I was also very invested personally and professionally in the shelter movement, at one time. Now, I've opened my home to shelter women. I've had four women and several children stay at my home over the past two + years for, anywhere, from several weeks to six months.



Quote:
Originally Posted by Heart View Post
I've been called a separatist many times - often by other queers, usually when I was talking about the need for women's space, usually in the context of trans inclusion/exclusion. But I remember a young straight woman accused me of separatism based upon my anti-violence-against-women work. (She claimed, erroneously, that men were "as likely" to be abused as women.) I gave her a lesson in statistics and then said something along the lines of: As long as patriarchy and gender-genocide separate women out to be objectified, violated, oppressed, and murdered based upon being female -- go ahead and call me a separatist. I'll wear it proudly.
Yeah, I'm good with being called a separatist, too.

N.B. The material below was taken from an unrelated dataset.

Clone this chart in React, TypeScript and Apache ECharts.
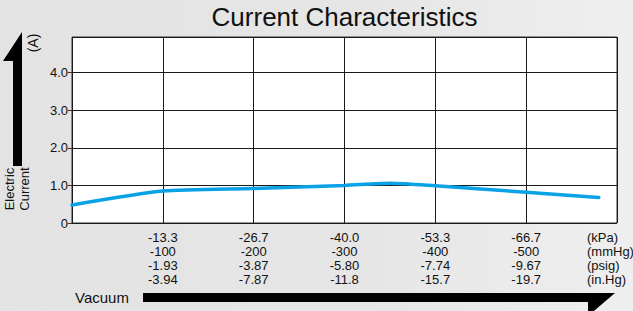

Even proud of it, though it's only provisionally true. I don't mind being called anything for that matter. I know who, and what, I am.

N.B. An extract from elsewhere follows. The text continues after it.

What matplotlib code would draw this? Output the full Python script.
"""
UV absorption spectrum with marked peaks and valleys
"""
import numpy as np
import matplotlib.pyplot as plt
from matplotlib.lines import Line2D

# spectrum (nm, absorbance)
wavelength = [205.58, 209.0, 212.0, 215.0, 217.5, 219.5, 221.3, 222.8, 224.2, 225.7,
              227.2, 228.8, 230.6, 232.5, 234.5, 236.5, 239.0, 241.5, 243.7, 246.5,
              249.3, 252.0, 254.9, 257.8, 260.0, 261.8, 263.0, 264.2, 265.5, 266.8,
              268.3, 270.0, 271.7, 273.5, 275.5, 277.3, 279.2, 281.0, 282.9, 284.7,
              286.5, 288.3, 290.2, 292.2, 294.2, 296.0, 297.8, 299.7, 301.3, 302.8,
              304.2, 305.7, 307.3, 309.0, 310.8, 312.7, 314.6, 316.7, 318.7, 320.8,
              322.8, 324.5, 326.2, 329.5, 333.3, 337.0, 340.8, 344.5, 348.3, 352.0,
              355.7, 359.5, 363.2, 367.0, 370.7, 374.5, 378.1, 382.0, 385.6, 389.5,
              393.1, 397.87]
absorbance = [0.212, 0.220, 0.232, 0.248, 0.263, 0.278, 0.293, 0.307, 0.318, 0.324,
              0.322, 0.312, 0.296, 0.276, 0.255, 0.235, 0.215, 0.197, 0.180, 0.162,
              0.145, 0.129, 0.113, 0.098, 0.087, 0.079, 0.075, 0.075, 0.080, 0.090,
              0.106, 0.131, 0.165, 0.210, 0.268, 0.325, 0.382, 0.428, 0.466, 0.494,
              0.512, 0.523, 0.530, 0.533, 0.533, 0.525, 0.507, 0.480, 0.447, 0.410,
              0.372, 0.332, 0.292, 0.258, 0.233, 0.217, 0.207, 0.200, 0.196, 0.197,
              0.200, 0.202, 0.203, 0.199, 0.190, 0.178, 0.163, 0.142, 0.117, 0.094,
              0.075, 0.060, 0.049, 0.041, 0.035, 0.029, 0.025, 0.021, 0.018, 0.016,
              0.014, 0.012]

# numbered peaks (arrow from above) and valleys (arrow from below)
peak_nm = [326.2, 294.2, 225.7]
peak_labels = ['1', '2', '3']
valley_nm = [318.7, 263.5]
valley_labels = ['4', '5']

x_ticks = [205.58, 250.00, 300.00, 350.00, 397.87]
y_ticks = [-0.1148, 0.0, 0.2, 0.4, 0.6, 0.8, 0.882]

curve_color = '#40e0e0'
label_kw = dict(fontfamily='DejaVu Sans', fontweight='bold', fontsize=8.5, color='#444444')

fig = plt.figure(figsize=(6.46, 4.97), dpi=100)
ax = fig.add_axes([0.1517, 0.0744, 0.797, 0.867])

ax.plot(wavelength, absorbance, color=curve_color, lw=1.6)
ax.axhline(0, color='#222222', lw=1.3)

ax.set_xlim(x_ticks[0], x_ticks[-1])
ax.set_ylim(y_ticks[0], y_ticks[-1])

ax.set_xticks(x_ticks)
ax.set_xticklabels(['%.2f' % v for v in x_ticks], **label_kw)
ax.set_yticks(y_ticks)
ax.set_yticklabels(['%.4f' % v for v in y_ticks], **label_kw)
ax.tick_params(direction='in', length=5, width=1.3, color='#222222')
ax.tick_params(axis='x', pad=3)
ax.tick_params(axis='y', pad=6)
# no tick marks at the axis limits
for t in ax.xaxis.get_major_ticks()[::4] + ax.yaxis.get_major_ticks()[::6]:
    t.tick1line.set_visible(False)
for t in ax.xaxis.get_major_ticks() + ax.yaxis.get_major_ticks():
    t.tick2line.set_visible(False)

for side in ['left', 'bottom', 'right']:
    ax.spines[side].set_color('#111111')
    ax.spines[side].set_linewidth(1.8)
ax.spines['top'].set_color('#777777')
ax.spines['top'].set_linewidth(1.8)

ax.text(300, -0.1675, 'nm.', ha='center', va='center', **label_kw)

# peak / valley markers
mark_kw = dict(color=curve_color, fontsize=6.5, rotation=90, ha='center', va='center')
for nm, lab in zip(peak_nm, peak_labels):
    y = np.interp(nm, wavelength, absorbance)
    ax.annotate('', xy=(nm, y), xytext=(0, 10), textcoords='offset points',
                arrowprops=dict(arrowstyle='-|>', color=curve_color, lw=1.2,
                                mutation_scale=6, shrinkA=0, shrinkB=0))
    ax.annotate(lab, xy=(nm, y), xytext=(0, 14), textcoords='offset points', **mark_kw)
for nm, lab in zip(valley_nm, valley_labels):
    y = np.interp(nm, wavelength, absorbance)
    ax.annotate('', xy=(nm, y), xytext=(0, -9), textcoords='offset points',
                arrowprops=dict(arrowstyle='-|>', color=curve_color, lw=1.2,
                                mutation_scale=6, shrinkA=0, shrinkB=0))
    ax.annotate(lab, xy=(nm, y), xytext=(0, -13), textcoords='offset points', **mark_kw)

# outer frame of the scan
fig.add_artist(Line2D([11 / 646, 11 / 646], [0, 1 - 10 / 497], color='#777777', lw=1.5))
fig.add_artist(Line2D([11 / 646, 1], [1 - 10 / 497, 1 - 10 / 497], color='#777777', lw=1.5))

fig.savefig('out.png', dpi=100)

Yes, the amount of misinformation, herstoric ignorance and just plain fact spinning is amazing. Clarification on that matters to me in conversations like this one because so many people, even within the LGBTQ "community", mistakenly think of separatism as anti-male. It's not; it's woman-centricism.



Quote:
Originally Posted by Heart View Post
When I said all women, I meant lesbians. I also meant married women in Appalachia, young girls in Nepal, old women in China, and trans women in Philli.
Some of the issues in which I'm invested include the same constituency.



Quote:
Originally Posted by Heart View Post
This makes me recall a trans person I knew about 10 years ago, (we've lost touch), who took T, had facial hair, could pass as male, used a gender neutral name, and insisted on female pronouns. Why? Because she wanted to express her solidarity with women, even as she shifted her own gender life. And not just queer women, all women. It was a very interesting political decision using her own personal identity as the landscape. It's something, actually, that butch women do by virtue of their very existence -- which is why the pronoun thing (using he, hy, hie, zie, etc), sometimes leaves me feeling a sense of loss.
I remember a period when many "straight women" identified as lesbian as a political statement. It was a lovely gesture but not problem free because, of course, they weren't lesbians, or were only provisionally so at best. For one thing, it created the impression that lesbian was an unstable identity. This reinforces ideas about curing gayness.... It also created the superficial and false impression that women had already overcome the distortions patriarchy creates in female-on-female relationships. (The issue of female relationships is an unfinished constructive effort which I would like to see become a priority).

"Straight women" identifying as lesbians, did nothing to address the fact that many of those straight women were hetero-male-relational caretakers. Lesbians are gyna-relational caretakers. That's a huge difference, especially under patriarchy..... Patriarchy takes care of men. It only takes care of women who take care of men. That leaves gyna-relational lesbians to fend for themselves, and one another.

"[Male] comradeship/fraternity survives by draining women of their energy, female friendship is a bonding which is energizing/gynergizing. Female bonding is threatening to comradeship, because it is a relationship which ignores the brotherhood and exposes its relationships with women as property arrangements." - Nancy B. Howell (Nobody has to believe this, it's enough that I do.)

The movement-of-women is still blocked by patriarchy. It's all I can do to take care of myself and other gyna-relational lesbians. Even that can be a tremendous strain, as in when I was fighting a hetero-male-centric family court system with limited financial resources and emotional support.

I, and the lesbians I politik with, are seeking an ontological metamorphosis. That being, that women become the final cause of women under patriarchy. It's the only way I see to chip away AT patriarchy. It's become less and less a priority under post-modernist theories. Do I know that what I am saying is not popular in some circles- you betcha.


Quote:
Originally Posted by Heart View Post
I have realized in the course of this discussion that I am woman-centric. I always have been. Even when I was a straight, married mom. Perhaps I confused that with being a "goldstar" lesbian, which obviously I'm not, but this thread has helped me to clarify my own focus - so for that, I am grateful.- Heart
I don't know what a "goldstar" lesbian is, perhaps because I've never met one. Don't expect to, either. That's okay, too.